===== GIVEN DATA =====

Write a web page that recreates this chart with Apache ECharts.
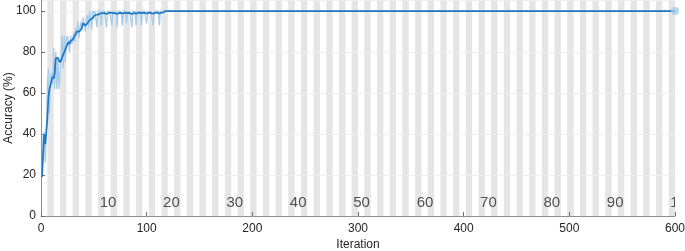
<!DOCTYPE html>
<html>
<head>
<meta charset="utf-8">
<script src="https://cdn.jsdelivr.net/npm/echarts@6/dist/echarts.min.js"></script>
<style>
html,body{margin:0;padding:0;background:#fff;}
#chart{width:685px;height:251px;}
</style>
</head>
<body>
<div id="chart"></div>
<script>
// ---- data ----
const itersPerEpoch = 6;
const numEpochs = 100;
const epochLabels = [10, 20, 30, 40, 50, 60, 70, 80, 90, 100];
const xTicks = [0, 100, 200, 300, 400, 500, 600];
const yTicks = [0, 20, 40, 60, 80, 100];
// training accuracy (raw) for iterations 1..118
const rawAcc = [
  19, 40, 41, 26, 41, 63, 72, 50, 68, 70,
  64, 82, 62, 80, 62, 78, 62, 70, 78, 88,
  72, 88, 75, 86, 88, 85, 80, 88, 84, 86,
  90, 85, 92, 88, 95, 87, 92, 95, 91, 97,
  93, 90, 97, 98, 92, 100, 97, 91, 100, 99,
  100, 100, 92, 100, 100, 100, 93, 100, 100, 100,
  100, 92, 100, 99, 100, 100, 93, 100, 100, 99,
  100, 92, 100, 100, 100, 99, 93, 100, 100, 100,
  94, 100, 99, 100, 100, 92, 100, 100, 100, 93,
  100, 100, 99, 100, 93, 100, 100, 100, 100, 94,
  100, 100, 99, 100, 100, 93, 100, 100, 100, 100,
  100, 93, 100, 100, 100, 100, 100, 100
];
// training accuracy (smoothed) for iterations 1..118
const smoothAcc = [
  19, 30, 40, 35, 41, 47, 58, 62, 64, 66,
  68, 67, 70, 77, 76.5, 77, 76, 75, 76, 77.5,
  78, 80, 79.5, 82.5, 83, 85, 84, 85.5, 85, 86,
  87, 88, 87.5, 90, 90.5, 90, 90.5, 91, 92.5, 94,
  93.5, 93, 93.8, 94, 95, 95.5, 96, 96.4, 96.5, 97.5,
  98, 98.3, 98.5, 98.2, 98.8, 98.8, 98.5, 99, 98.7, 99,
  99.2, 98.6, 99, 99.1, 99.2, 99.3, 98.7, 99, 99.1, 99,
  99.2, 98.6, 98.9, 99.1, 99.2, 99, 98.6, 98.9, 99.1, 99.2,
  98.7, 99, 99, 99.1, 99.2, 98.6, 98.9, 99.1, 99.2, 98.7,
  99, 99.1, 99, 99.2, 98.7, 99, 99.1, 99.2, 99.3, 98.8,
  99, 99.1, 99, 99.2, 99.3, 98.7, 99, 99.1, 99.2, 99.3,
  99.3, 98.8, 99.1, 99.2, 99.3, 99.4, 99.6, 100
];
const finalIter = 600;
const finalAcc = 100;

// ---- build series data ----
const rawData = rawAcc.map((v, i) => [i + 1, v]).concat([[finalIter, finalAcc]]);
const smoothData = smoothAcc.map((v, i) => [i + 1, v]).concat([[finalIter, finalAcc]]);
const bands = [];
for (let e = 2; e <= numEpochs; e += 2) {
  bands.push([(e - 1) * itersPerEpoch, e * itersPerEpoch]);
}
const labelData = epochLabels.map(e => [e * itersPerEpoch - 4.5, 6.3, e]);

const Y_MAX = 105.4;
const FONT = '"Liberation Sans", Arial, Helvetica, sans-serif';

const chart = echarts.init(document.getElementById('chart'), null, {renderer: 'canvas'});
chart.setOption({
  animation: false,
  backgroundColor: '#fff',
  grid: {left: 41, right: 10, top: 0, bottom: 35, containLabel: false, outerBoundsMode: 'none'},
  xAxis: {
    type: 'value', min: 0, max: 600, interval: 100,
    name: 'Iteration', nameLocation: 'middle', nameGap: 23, nameMoveOverlap: false,
    nameTextStyle: {color: '#262626', fontSize: 12, fontFamily: FONT},
    axisLine: {show: true, lineStyle: {color: '#8f8f8f', width: 1}},
    axisTick: {show: true, inside: true, length: 4, lineStyle: {color: '#6f6f6f'}},
    axisLabel: {color: '#262626', fontSize: 12, fontFamily: FONT, margin: 7,
      formatter: v => xTicks.indexOf(v) >= 0 ? String(v) : ''},
    splitLine: {show: false},
    z: 3
  },
  yAxis: {
    type: 'value', min: 0, max: Y_MAX, interval: 20,
    name: 'Accuracy (%)', nameLocation: 'middle', nameGap: 26, nameMoveOverlap: false,
    nameTextStyle: {color: '#262626', fontSize: 12, fontFamily: FONT},
    axisLine: {show: true, lineStyle: {color: '#8f8f8f', width: 1}},
    axisTick: {show: true, inside: true, length: 4, lineStyle: {color: '#6f6f6f'}},
    axisLabel: {color: '#262626', fontSize: 12, fontFamily: FONT, margin: 5, showMaxLabel: false,
      formatter: v => yTicks.indexOf(v) >= 0 ? String(v) : ''},
    splitLine: {show: true, lineStyle: {color: '#eeeeee', width: 1}},
    z: 3
  },
  series: [
    {
      type: 'custom', name: 'epochs', z: 1, silent: true, clip: true,
      data: bands,
      encode: {x: [0, 1]},
      renderItem: (params, api) => {
        const p0 = api.coord([api.value(0), Y_MAX]);
        const p1 = api.coord([api.value(1), 0]);
        return {type: 'rect', shape: {x: p0[0], y: p0[1], width: p1[0] - p0[0], height: p1[1] - p0[1]},
          style: {fill: '#e5e5e5'}};
      }
    },
    {
      type: 'custom', name: 'epochLabels', z: 2, silent: true, clip: true,
      data: labelData,
      encode: {x: 0, y: 1},
      renderItem: (params, api) => {
        const p = api.coord([api.value(0), api.value(1)]);
        return {type: 'text', x: p[0], y: p[1],
          style: {text: String(api.value(2)), fill: '#505050', fontSize: 15, fontFamily: FONT,
            align: 'left', verticalAlign: 'middle'}};
      }
    },
    {
      type: 'line', name: 'raw', data: rawData, z: 4, showSymbol: false, symbol: 'none',
      lineStyle: {color: '#a8cbe8', width: 1.3}
    },
    {
      type: 'line', name: 'smoothed', data: smoothData, z: 5, showSymbol: false, symbol: 'none',
      lineStyle: {color: '#1f77c3', width: 1.7}
    },
    {
      type: 'scatter', name: 'final', data: [[finalIter, finalAcc]], z: 6,
      symbolSize: 8, itemStyle: {color: '#a6cbe8'}, clip: false
    }
  ]
});
</script>
</body>
</html>
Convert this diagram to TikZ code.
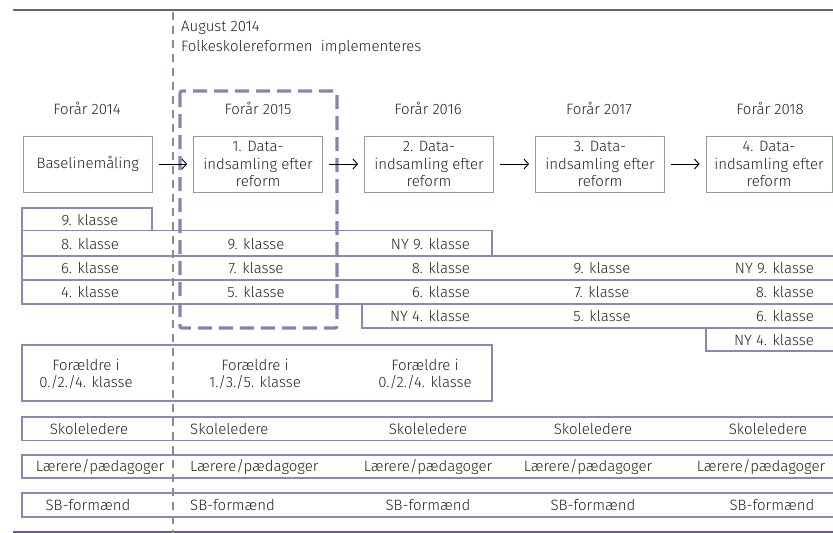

=====

- _YOUR INSTRUCTIONS_
Transcribe the complete set of entries verbatim. No pictures belong in the copy.

- _EXERCISE RESULT_
Write a web page that recreates this chart with Apache ECharts.
<!DOCTYPE html>
<html>
<head>
<meta charset="utf-8">
<script src="https://cdn.jsdelivr.net/npm/echarts@6/dist/echarts.min.js"></script>
<style>
html,body{margin:0;padding:0;background:#fff;}
#chart{width:685px;height:251px;}
</style>
</head>
<body>
<div id="chart"></div>
<script>
// ---- data ----
const itersPerEpoch = 6;
const numEpochs = 100;
const epochLabels = [10, 20, 30, 40, 50, 60, 70, 80, 90, 100];
const xTicks = [0, 100, 200, 300, 400, 500, 600];
const yTicks = [0, 20, 40, 60, 80, 100];
// training accuracy (raw) for iterations 1..118
const rawAcc = [
  19, 40, 41, 26, 41, 63, 72, 50, 68, 70,
  64, 82, 62, 80, 62, 78, 62, 70, 78, 88,
  72, 88, 75, 86, 88, 85, 80, 88, 84, 86,
  90, 85, 92, 88, 95, 87, 92, 95, 91, 97,
  93, 90, 97, 98, 92, 100, 97, 91, 100, 99,
  100, 100, 92, 100, 100, 100, 93, 100, 100, 100,
  100, 92, 100, 99, 100, 100, 93, 100, 100, 99,
  100, 92, 100, 100, 100, 99, 93, 100, 100, 100,
  94, 100, 99, 100, 100, 92, 100, 100, 100, 93,
  100, 100, 99, 100, 93, 100, 100, 100, 100, 94,
  100, 100, 99, 100, 100, 93, 100, 100, 100, 100,
  100, 93, 100, 100, 100, 100, 100, 100
];
// training accuracy (smoothed) for iterations 1..118
const smoothAcc = [
  19, 30, 40, 35, 41, 47, 58, 62, 64, 66,
  68, 67, 70, 77, 76.5, 77, 76, 75, 76, 77.5,
  78, 80, 79.5, 82.5, 83, 85, 84, 85.5, 85, 86,
  87, 88, 87.5, 90, 90.5, 90, 90.5, 91, 92.5, 94,
  93.5, 93, 93.8, 94, 95, 95.5, 96, 96.4, 96.5, 97.5,
  98, 98.3, 98.5, 98.2, 98.8, 98.8, 98.5, 99, 98.7, 99,
  99.2, 98.6, 99, 99.1, 99.2, 99.3, 98.7, 99, 99.1, 99,
  99.2, 98.6, 98.9, 99.1, 99.2, 99, 98.6, 98.9, 99.1, 99.2,
  98.7, 99, 99, 99.1, 99.2, 98.6, 98.9, 99.1, 99.2, 98.7,
  99, 99.1, 99, 99.2, 98.7, 99, 99.1, 99.2, 99.3, 98.8,
  99, 99.1, 99, 99.2, 99.3, 98.7, 99, 99.1, 99.2, 99.3,
  99.3, 98.8, 99.1, 99.2, 99.3, 99.4, 99.6, 100
];
const finalIter = 600;
const finalAcc = 100;

// ---- build series data ----
const rawData = rawAcc.map((v, i) => [i + 1, v]).concat([[finalIter, finalAcc]]);
const smoothData = smoothAcc.map((v, i) => [i + 1, v]).concat([[finalIter, finalAcc]]);
const bands = [];
for (let e = 2; e <= numEpochs; e += 2) {
  bands.push([(e - 1) * itersPerEpoch, e * itersPerEpoch]);
}
const labelData = epochLabels.map(e => [e * itersPerEpoch - 4.5, 6.3, e]);

const Y_MAX = 105.4;
const FONT = '"Liberation Sans", Arial, Helvetica, sans-serif';

const chart = echarts.init(document.getElementById('chart'), null, {renderer: 'canvas'});
chart.setOption({
  animation: false,
  backgroundColor: '#fff',
  grid: {left: 41, right: 10, top: 0, bottom: 35, containLabel: false, outerBoundsMode: 'none'},
  xAxis: {
    type: 'value', min: 0, max: 600, interval: 100,
    name: 'Iteration', nameLocation: 'middle', nameGap: 23, nameMoveOverlap: false,
    nameTextStyle: {color: '#262626', fontSize: 12, fontFamily: FONT},
    axisLine: {show: true, lineStyle: {color: '#8f8f8f', width: 1}},
    axisTick: {show: true, inside: true, length: 4, lineStyle: {color: '#6f6f6f'}},
    axisLabel: {color: '#262626', fontSize: 12, fontFamily: FONT, margin: 7,
      formatter: v => xTicks.indexOf(v) >= 0 ? String(v) : ''},
    splitLine: {show: false},
    z: 3
  },
  yAxis: {
    type: 'value', min: 0, max: Y_MAX, interval: 20,
    name: 'Accuracy (%)', nameLocation: 'middle', nameGap: 26, nameMoveOverlap: false,
    nameTextStyle: {color: '#262626', fontSize: 12, fontFamily: FONT},
    axisLine: {show: true, lineStyle: {color: '#8f8f8f', width: 1}},
    axisTick: {show: true, inside: true, length: 4, lineStyle: {color: '#6f6f6f'}},
    axisLabel: {color: '#262626', fontSize: 12, fontFamily: FONT, margin: 5, showMaxLabel: false,
      formatter: v => yTicks.indexOf(v) >= 0 ? String(v) : ''},
    splitLine: {show: true, lineStyle: {color: '#eeeeee', width: 1}},
    z: 3
  },
  series: [
    {
      type: 'custom', name: 'epochs', z: 1, silent: true, clip: true,
      data: bands,
      encode: {x: [0, 1]},
      renderItem: (params, api) => {
        const p0 = api.coord([api.value(0), Y_MAX]);
        const p1 = api.coord([api.value(1), 0]);
        return {type: 'rect', shape: {x: p0[0], y: p0[1], width: p1[0] - p0[0], height: p1[1] - p0[1]},
          style: {fill: '#e5e5e5'}};
      }
    },
    {
      type: 'custom', name: 'epochLabels', z: 2, silent: true, clip: true,
      data: labelData,
      encode: {x: 0, y: 1},
      renderItem: (params, api) => {
        const p = api.coord([api.value(0), api.value(1)]);
        return {type: 'text', x: p[0], y: p[1],
          style: {text: String(api.value(2)), fill: '#505050', fontSize: 15, fontFamily: FONT,
            align: 'left', verticalAlign: 'middle'}};
      }
    },
    {
      type: 'line', name: 'raw', data: rawData, z: 4, showSymbol: false, symbol: 'none',
      lineStyle: {color: '#a8cbe8', width: 1.3}
    },
    {
      type: 'line', name: 'smoothed', data: smoothData, z: 5, showSymbol: false, symbol: 'none',
      lineStyle: {color: '#1f77c3', width: 1.7}
    },
    {
      type: 'scatter', name: 'final', data: [[finalIter, finalAcc]], z: 6,
      symbolSize: 8, itemStyle: {color: '#a6cbe8'}, clip: false
    }
  ]
});
</script>
</body>
</html>
Convert this diagram to TikZ code.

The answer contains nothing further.